Data extract:
---
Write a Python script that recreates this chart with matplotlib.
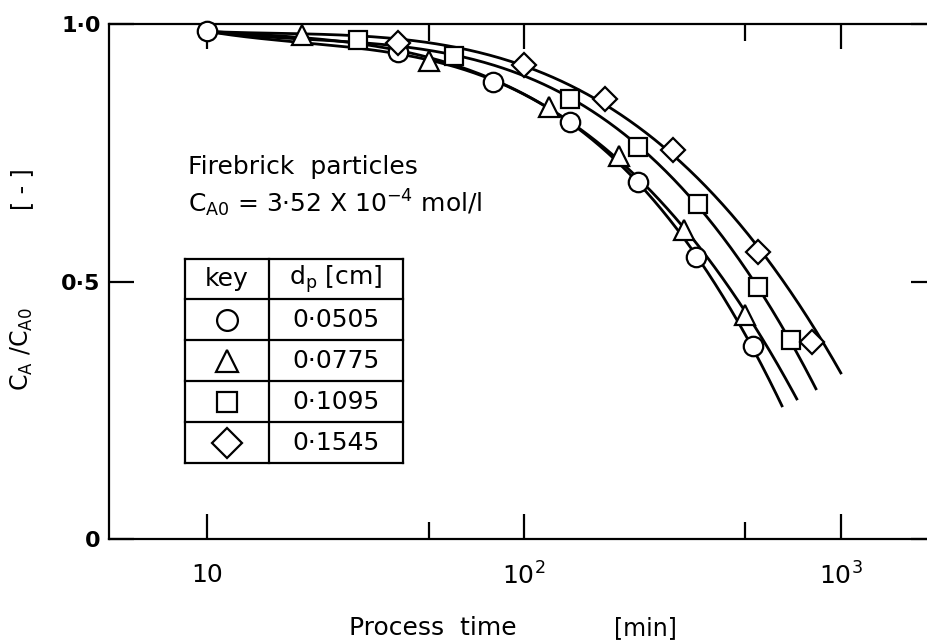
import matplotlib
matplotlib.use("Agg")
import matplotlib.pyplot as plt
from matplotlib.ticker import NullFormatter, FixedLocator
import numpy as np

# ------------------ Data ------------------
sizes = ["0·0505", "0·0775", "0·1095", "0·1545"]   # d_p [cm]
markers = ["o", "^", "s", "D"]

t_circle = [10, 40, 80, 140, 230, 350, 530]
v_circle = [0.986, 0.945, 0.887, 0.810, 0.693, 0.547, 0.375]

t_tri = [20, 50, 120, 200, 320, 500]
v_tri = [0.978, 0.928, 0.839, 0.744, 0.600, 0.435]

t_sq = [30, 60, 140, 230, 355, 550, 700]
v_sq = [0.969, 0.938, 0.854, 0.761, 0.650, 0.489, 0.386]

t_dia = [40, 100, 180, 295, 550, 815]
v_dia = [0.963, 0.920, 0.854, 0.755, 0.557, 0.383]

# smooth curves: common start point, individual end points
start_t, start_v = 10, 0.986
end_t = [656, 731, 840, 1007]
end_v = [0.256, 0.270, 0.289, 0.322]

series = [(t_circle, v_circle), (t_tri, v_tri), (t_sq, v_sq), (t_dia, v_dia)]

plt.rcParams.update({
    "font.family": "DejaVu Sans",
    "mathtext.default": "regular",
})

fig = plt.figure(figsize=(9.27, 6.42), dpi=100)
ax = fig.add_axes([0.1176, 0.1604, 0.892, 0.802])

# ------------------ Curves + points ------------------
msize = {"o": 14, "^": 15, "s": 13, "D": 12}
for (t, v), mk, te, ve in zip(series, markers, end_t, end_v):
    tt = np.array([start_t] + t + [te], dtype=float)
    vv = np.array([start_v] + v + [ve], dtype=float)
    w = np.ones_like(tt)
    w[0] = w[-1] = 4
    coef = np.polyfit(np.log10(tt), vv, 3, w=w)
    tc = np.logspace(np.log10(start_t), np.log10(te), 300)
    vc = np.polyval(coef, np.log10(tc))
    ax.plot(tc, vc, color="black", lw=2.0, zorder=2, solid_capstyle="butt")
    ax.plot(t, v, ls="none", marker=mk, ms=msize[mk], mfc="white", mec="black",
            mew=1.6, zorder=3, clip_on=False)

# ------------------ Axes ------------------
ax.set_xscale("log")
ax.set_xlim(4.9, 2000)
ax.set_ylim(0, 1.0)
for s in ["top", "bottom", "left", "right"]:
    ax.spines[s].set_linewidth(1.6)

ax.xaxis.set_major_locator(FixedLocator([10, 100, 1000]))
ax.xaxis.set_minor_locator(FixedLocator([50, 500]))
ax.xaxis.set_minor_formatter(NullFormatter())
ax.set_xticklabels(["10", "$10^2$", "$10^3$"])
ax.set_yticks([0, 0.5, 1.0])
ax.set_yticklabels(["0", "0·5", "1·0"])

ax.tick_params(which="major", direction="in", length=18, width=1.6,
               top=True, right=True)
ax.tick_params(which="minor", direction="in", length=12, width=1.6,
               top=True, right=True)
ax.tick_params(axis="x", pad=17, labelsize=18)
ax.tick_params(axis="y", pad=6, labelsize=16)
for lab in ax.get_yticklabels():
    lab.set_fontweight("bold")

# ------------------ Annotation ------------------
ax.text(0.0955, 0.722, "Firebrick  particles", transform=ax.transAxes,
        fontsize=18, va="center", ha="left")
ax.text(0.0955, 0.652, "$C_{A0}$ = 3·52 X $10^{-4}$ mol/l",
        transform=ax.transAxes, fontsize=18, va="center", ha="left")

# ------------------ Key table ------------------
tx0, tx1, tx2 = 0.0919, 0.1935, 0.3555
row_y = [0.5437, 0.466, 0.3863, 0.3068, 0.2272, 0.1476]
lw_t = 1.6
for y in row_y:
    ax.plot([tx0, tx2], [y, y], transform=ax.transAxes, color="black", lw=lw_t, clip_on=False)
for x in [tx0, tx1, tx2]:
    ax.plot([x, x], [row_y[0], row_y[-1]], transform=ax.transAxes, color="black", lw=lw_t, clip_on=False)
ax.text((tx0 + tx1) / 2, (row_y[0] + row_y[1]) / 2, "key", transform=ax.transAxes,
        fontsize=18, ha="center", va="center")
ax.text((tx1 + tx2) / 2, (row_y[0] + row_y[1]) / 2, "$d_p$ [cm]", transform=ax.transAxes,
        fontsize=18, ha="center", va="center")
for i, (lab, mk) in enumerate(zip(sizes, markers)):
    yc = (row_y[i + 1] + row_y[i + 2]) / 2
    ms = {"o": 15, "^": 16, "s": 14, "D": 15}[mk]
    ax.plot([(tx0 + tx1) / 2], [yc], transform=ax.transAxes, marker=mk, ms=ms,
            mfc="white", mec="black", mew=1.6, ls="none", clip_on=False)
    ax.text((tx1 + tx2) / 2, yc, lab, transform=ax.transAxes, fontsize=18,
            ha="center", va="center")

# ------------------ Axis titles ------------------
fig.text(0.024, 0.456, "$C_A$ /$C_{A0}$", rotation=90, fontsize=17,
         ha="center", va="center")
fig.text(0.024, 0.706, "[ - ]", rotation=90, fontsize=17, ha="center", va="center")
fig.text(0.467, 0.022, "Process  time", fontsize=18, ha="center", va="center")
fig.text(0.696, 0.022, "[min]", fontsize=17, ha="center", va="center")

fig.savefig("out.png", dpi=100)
---
From the first line above down to the line with "v_dia = [0.963, 0.920, 0.854, 0.755, 0.557, 0.383]", reproduce every line and no others, omitting pictures.

Result of this task:
Write a Python script that recreates this chart with matplotlib.
import matplotlib
matplotlib.use("Agg")
import matplotlib.pyplot as plt
from matplotlib.ticker import NullFormatter, FixedLocator
import numpy as np

# ------------------ Data ------------------
sizes = ["0·0505", "0·0775", "0·1095", "0·1545"]   # d_p [cm]
markers = ["o", "^", "s", "D"]

t_circle = [10, 40, 80, 140, 230, 350, 530]
v_circle = [0.986, 0.945, 0.887, 0.810, 0.693, 0.547, 0.375]

t_tri = [20, 50, 120, 200, 320, 500]
v_tri = [0.978, 0.928, 0.839, 0.744, 0.600, 0.435]

t_sq = [30, 60, 140, 230, 355, 550, 700]
v_sq = [0.969, 0.938, 0.854, 0.761, 0.650, 0.489, 0.386]

t_dia = [40, 100, 180, 295, 550, 815]
v_dia = [0.963, 0.920, 0.854, 0.755, 0.557, 0.383]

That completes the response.